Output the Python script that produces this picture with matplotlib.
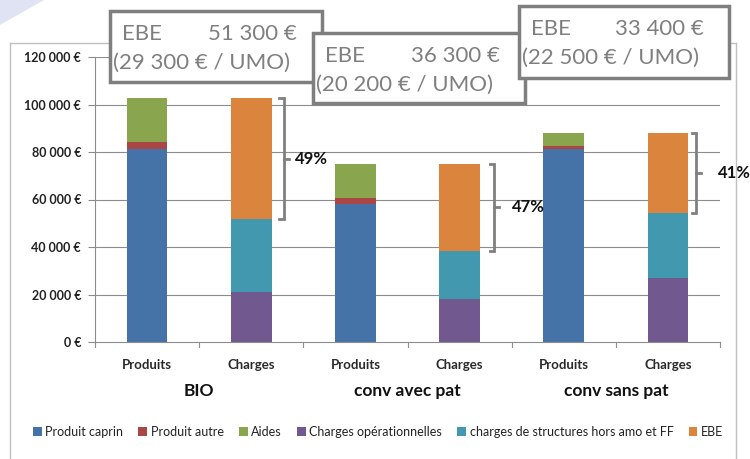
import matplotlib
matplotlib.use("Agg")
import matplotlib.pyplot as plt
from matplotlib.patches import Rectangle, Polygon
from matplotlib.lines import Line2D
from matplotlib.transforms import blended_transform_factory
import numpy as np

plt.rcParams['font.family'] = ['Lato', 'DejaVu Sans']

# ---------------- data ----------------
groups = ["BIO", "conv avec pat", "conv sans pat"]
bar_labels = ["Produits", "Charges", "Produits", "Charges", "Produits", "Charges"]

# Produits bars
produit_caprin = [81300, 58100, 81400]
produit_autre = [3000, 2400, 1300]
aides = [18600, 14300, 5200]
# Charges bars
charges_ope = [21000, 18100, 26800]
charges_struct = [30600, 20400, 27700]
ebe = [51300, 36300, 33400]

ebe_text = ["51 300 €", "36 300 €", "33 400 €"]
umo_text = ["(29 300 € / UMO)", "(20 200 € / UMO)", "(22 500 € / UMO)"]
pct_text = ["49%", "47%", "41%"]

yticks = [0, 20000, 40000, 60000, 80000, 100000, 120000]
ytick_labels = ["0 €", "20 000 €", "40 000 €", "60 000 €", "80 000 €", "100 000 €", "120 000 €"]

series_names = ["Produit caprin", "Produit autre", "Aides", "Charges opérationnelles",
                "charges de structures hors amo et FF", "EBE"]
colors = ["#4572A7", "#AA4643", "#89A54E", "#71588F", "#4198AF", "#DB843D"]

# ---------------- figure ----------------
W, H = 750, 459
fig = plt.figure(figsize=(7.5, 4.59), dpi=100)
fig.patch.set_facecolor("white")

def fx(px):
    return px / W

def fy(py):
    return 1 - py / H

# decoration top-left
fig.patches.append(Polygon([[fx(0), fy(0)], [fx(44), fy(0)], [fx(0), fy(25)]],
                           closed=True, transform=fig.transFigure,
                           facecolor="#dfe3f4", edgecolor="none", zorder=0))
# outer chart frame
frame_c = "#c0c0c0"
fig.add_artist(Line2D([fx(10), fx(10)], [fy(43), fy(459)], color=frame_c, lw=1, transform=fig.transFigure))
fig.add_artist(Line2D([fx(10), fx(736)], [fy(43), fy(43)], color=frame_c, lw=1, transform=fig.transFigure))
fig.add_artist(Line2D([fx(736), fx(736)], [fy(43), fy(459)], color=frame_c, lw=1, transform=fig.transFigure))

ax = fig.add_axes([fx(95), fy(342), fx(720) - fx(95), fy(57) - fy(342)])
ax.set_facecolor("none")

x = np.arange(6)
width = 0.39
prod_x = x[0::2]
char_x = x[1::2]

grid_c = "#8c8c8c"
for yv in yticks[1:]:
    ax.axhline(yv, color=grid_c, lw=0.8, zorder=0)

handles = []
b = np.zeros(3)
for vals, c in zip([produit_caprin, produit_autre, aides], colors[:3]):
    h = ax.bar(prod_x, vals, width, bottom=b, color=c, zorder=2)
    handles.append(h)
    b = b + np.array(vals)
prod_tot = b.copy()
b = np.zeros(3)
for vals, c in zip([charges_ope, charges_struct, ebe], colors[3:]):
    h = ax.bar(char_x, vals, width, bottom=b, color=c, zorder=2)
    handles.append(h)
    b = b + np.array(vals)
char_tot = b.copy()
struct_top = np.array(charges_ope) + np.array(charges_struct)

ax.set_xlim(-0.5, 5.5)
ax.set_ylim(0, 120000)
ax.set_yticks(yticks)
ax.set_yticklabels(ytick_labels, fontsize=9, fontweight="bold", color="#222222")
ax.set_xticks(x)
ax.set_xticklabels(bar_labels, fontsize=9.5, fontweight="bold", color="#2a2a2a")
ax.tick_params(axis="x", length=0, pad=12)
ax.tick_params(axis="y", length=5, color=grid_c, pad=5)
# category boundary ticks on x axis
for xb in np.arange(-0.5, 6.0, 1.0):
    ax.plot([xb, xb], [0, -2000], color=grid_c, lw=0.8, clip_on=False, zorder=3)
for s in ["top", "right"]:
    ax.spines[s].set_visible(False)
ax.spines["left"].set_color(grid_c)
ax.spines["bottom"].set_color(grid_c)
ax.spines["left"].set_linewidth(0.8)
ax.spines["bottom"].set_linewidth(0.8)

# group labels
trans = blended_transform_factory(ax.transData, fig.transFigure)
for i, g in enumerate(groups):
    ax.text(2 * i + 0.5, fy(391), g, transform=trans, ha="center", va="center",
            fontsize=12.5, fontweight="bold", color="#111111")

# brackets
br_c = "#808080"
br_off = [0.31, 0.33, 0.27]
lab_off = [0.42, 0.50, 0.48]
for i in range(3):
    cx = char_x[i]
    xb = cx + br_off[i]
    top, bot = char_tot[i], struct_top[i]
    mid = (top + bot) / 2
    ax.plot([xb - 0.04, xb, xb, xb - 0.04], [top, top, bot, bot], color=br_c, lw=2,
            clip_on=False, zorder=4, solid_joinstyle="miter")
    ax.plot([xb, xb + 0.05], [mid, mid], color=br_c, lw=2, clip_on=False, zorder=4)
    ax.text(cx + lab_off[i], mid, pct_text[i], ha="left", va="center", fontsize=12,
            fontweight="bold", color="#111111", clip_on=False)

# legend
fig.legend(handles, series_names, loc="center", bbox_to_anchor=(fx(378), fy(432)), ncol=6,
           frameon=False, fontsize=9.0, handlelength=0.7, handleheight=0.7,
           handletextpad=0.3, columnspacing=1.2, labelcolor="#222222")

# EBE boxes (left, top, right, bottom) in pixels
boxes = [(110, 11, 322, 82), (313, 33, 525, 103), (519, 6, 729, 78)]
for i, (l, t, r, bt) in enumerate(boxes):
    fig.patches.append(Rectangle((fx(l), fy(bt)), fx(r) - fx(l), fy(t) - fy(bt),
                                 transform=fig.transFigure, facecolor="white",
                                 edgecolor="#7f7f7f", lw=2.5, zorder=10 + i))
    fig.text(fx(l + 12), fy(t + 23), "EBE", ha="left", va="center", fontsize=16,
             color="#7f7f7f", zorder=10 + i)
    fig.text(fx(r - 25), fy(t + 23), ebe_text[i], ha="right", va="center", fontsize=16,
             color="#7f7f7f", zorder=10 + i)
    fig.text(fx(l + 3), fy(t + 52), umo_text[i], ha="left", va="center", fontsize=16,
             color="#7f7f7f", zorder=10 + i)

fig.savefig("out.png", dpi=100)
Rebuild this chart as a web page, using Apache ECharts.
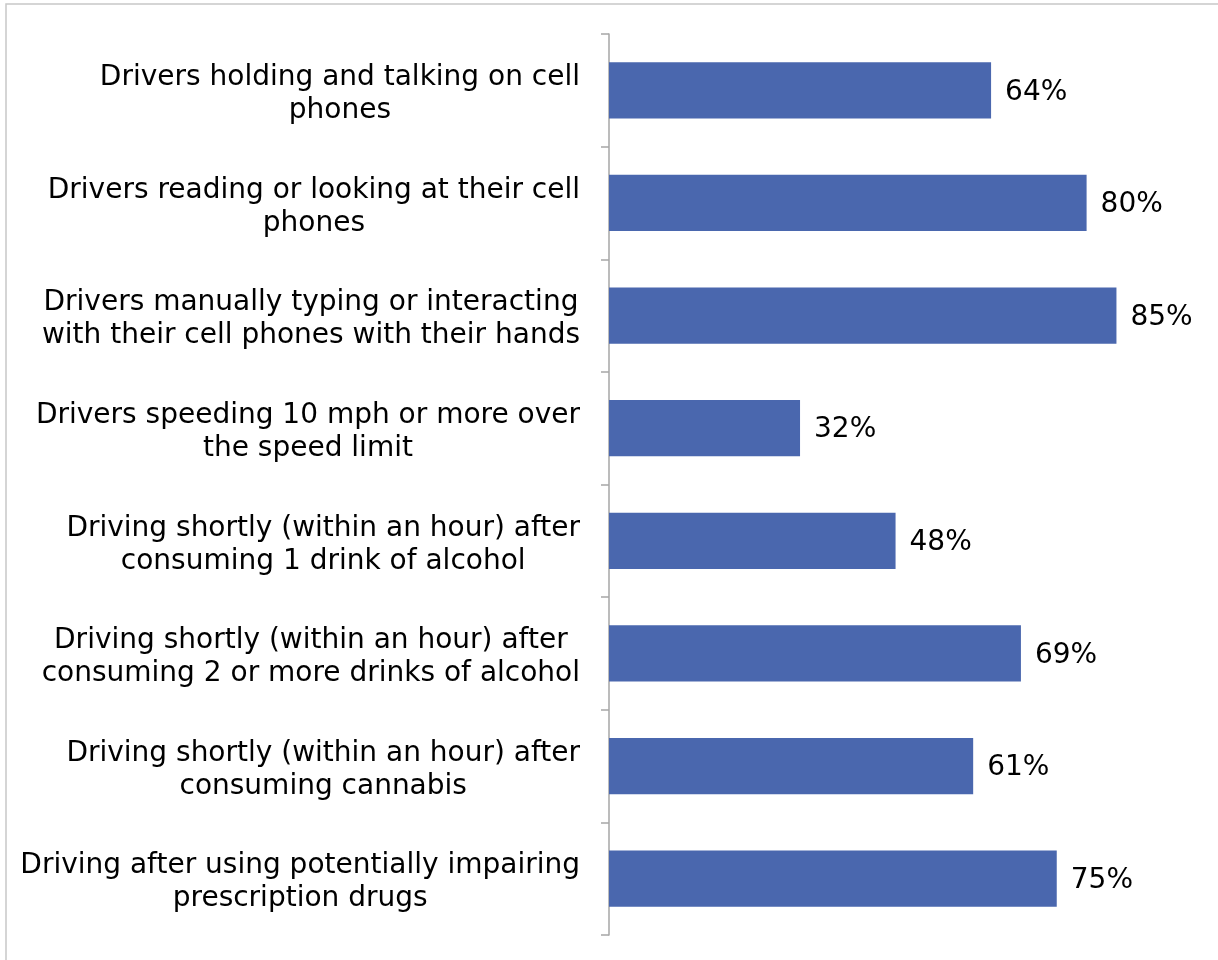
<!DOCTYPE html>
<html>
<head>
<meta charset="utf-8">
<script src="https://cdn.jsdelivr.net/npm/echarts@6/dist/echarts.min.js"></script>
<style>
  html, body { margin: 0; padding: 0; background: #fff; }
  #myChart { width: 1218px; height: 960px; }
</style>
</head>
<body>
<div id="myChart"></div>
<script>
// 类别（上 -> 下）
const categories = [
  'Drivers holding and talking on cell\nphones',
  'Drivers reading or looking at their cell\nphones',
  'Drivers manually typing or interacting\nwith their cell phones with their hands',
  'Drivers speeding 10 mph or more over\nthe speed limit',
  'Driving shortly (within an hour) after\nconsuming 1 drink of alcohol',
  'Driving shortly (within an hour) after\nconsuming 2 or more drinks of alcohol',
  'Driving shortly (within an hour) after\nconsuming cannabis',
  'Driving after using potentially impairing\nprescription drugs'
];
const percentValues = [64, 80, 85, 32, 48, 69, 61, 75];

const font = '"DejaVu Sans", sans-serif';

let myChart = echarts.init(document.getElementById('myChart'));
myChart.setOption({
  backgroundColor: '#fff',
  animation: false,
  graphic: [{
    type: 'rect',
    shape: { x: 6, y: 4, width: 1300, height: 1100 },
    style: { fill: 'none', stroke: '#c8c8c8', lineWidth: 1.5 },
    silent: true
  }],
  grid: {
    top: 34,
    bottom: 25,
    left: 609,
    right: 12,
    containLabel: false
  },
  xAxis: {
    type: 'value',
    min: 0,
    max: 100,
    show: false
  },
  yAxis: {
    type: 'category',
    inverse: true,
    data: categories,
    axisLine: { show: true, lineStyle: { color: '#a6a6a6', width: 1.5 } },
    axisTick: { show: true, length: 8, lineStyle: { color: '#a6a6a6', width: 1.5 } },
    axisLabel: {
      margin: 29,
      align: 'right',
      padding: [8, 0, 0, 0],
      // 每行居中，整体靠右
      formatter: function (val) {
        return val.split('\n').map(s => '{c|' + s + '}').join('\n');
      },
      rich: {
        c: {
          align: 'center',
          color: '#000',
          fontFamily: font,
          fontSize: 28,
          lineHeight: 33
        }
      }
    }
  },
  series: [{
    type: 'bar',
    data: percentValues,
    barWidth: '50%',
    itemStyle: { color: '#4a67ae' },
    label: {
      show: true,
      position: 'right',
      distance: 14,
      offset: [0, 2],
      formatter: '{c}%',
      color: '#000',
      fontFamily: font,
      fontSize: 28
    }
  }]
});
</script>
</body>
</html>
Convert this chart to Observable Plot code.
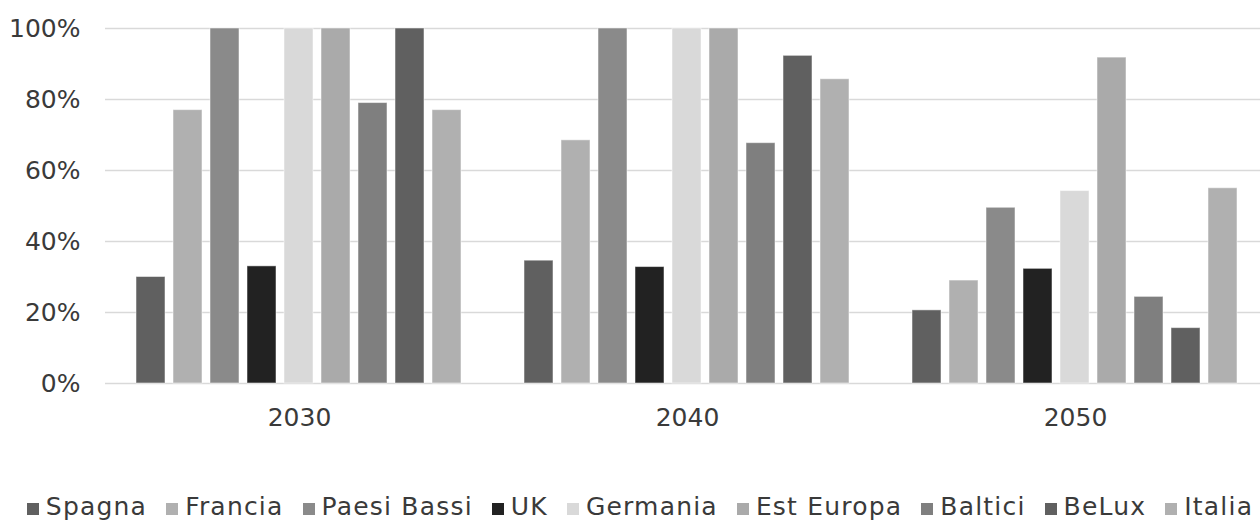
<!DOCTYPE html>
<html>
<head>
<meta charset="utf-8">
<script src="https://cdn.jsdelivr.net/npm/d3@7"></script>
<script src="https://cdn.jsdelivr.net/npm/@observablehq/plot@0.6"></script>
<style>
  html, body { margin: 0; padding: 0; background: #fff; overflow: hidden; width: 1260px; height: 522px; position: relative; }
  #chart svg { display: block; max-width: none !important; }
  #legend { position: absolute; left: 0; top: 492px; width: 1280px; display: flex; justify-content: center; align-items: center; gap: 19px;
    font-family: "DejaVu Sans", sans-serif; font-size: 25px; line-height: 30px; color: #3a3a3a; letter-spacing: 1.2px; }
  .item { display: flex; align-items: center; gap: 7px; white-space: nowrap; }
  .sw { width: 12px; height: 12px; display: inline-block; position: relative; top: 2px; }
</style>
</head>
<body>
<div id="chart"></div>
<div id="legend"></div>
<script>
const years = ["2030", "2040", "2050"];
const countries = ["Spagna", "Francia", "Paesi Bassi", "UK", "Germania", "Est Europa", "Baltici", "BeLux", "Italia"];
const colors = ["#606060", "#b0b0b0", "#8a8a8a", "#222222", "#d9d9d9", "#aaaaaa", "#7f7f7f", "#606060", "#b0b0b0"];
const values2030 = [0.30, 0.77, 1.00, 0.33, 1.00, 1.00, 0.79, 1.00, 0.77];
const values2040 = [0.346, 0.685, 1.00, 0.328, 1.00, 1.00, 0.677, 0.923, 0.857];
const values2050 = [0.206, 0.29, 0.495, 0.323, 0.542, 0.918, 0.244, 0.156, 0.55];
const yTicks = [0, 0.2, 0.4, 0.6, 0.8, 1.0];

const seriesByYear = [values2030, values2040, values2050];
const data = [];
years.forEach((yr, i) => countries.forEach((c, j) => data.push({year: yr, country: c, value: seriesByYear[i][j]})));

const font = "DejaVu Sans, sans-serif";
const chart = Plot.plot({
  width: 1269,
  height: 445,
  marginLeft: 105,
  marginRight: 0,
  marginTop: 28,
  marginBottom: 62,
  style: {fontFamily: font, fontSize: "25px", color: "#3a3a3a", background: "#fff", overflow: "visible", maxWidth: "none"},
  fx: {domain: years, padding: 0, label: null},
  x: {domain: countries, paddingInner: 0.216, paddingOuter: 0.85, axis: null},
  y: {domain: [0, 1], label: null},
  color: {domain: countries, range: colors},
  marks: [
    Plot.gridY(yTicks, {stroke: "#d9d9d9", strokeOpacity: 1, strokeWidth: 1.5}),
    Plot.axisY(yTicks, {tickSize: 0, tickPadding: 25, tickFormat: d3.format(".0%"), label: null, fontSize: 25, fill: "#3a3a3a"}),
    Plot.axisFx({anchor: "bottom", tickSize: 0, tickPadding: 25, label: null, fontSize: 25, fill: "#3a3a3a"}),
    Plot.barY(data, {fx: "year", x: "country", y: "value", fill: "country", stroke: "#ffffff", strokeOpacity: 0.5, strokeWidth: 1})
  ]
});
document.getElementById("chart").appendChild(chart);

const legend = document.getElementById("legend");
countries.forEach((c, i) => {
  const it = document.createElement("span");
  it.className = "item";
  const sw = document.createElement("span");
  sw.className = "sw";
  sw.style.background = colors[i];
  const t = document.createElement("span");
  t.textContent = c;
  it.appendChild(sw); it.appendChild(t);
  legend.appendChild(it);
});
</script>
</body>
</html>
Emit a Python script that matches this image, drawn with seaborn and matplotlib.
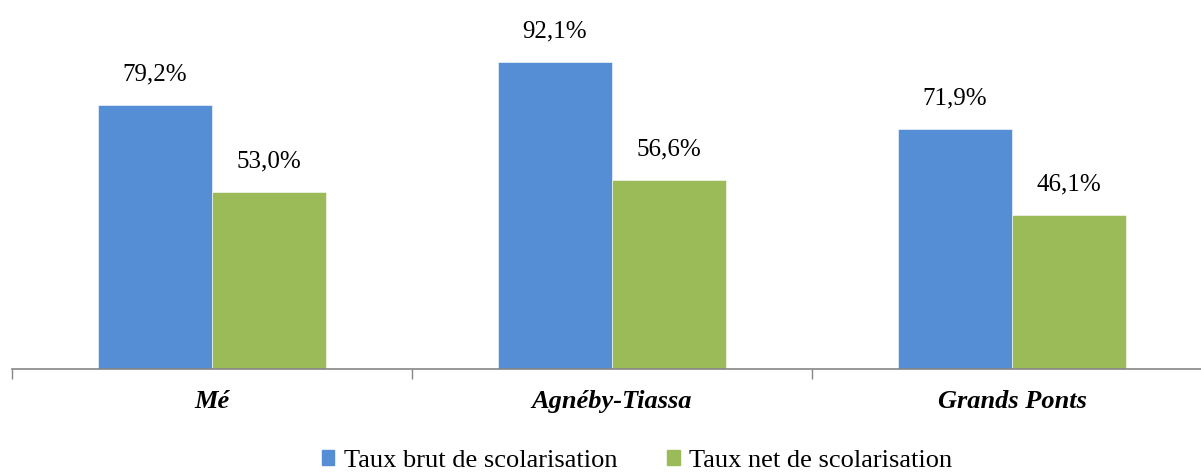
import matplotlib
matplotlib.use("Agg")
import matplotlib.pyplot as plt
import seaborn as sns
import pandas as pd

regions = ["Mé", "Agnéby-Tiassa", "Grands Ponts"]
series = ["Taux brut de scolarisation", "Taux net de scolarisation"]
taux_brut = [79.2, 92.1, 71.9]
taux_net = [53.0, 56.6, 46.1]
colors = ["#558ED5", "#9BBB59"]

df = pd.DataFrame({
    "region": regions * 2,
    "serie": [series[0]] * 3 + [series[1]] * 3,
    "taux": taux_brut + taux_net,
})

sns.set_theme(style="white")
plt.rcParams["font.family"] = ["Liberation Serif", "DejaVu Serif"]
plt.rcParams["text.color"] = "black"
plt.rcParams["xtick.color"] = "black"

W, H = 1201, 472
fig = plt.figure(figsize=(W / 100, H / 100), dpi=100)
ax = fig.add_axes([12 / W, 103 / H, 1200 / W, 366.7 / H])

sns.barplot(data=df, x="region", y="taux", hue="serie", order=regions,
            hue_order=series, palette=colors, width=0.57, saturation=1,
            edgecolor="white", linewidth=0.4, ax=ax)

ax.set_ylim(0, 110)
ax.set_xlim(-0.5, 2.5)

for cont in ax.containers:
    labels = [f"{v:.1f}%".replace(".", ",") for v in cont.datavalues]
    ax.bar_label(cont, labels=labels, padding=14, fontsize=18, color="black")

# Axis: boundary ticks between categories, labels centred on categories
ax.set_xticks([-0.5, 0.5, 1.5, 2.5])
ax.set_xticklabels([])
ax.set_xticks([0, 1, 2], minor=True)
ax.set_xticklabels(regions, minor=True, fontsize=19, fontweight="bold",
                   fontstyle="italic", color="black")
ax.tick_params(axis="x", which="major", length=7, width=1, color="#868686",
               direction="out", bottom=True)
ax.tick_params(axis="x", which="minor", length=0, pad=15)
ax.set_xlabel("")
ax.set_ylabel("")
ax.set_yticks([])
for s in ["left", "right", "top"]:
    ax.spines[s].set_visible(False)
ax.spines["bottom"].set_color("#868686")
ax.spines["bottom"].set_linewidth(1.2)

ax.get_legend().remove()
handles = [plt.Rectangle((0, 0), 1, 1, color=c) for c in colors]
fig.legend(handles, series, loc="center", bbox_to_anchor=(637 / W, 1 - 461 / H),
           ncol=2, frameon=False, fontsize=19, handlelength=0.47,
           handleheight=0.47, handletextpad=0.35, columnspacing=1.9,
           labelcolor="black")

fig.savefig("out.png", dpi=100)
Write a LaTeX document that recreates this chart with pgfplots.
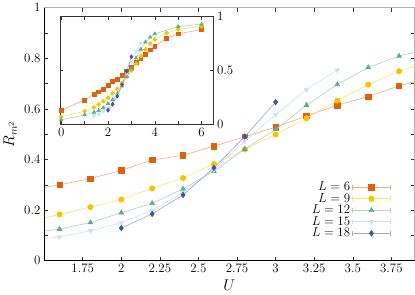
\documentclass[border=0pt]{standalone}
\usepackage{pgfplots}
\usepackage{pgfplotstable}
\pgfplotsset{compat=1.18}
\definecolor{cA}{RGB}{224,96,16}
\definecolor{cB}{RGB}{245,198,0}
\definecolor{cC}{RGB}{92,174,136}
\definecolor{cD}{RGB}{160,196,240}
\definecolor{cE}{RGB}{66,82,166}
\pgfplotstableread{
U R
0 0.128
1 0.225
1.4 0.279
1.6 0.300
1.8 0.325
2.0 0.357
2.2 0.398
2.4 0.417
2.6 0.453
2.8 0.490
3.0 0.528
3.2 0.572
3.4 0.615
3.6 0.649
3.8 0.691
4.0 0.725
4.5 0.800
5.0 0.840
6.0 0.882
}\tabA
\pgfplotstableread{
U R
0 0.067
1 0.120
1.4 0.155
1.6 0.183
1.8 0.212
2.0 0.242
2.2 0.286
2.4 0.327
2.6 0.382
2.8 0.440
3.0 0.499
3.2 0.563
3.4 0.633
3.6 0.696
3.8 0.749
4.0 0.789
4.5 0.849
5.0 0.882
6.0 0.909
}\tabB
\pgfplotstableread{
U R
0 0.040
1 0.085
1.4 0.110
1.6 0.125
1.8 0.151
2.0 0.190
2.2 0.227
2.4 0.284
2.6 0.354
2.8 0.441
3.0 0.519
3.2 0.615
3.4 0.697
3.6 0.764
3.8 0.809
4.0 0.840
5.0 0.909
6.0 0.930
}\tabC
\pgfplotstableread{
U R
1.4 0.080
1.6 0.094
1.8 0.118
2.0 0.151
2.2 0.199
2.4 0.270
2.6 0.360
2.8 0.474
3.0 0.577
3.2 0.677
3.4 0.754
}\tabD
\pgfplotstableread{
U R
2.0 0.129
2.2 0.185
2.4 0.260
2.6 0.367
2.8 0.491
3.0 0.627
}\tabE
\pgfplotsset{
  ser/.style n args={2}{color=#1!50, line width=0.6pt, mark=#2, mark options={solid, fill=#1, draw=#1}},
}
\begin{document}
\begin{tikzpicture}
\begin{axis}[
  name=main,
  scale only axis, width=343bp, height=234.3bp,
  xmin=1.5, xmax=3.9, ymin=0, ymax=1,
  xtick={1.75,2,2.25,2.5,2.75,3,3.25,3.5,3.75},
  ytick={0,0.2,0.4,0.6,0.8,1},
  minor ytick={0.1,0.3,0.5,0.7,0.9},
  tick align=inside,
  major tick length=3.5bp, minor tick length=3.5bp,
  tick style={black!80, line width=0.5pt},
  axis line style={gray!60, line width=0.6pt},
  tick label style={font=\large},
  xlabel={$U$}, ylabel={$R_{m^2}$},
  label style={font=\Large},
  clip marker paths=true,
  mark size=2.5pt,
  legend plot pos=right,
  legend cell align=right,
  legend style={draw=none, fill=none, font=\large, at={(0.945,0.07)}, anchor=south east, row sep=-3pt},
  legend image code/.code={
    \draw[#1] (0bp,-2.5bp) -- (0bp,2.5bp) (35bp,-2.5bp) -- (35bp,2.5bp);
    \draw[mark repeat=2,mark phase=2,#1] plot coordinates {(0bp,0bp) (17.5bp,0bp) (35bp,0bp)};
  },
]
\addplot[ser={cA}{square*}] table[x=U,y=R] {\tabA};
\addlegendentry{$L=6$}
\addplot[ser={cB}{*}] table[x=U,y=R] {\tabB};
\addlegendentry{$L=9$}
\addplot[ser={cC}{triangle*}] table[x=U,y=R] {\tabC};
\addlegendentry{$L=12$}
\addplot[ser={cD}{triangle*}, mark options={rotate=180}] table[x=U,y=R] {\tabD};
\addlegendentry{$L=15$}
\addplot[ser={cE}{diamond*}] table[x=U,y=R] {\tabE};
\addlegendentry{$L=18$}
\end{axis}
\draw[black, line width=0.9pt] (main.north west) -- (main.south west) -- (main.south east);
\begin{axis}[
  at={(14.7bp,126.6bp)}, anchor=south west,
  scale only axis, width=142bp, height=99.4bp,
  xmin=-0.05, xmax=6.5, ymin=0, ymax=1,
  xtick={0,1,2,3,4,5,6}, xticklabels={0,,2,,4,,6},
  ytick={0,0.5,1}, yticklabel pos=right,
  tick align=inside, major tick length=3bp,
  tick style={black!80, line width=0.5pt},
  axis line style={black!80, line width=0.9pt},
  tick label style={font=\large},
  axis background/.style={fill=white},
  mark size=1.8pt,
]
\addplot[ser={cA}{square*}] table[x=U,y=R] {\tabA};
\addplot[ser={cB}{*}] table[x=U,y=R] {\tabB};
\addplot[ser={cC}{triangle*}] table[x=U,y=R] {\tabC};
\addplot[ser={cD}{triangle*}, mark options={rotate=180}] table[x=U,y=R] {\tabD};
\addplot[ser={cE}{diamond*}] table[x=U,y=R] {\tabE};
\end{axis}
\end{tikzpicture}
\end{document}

• **What needs to be done**
Which lines hold the string "Python"? List them all.

• **Output**
Output the Python script that produces this picture with matplotlib.
Emit a Python script that matches this image, drawn with seaborn and matplotlib.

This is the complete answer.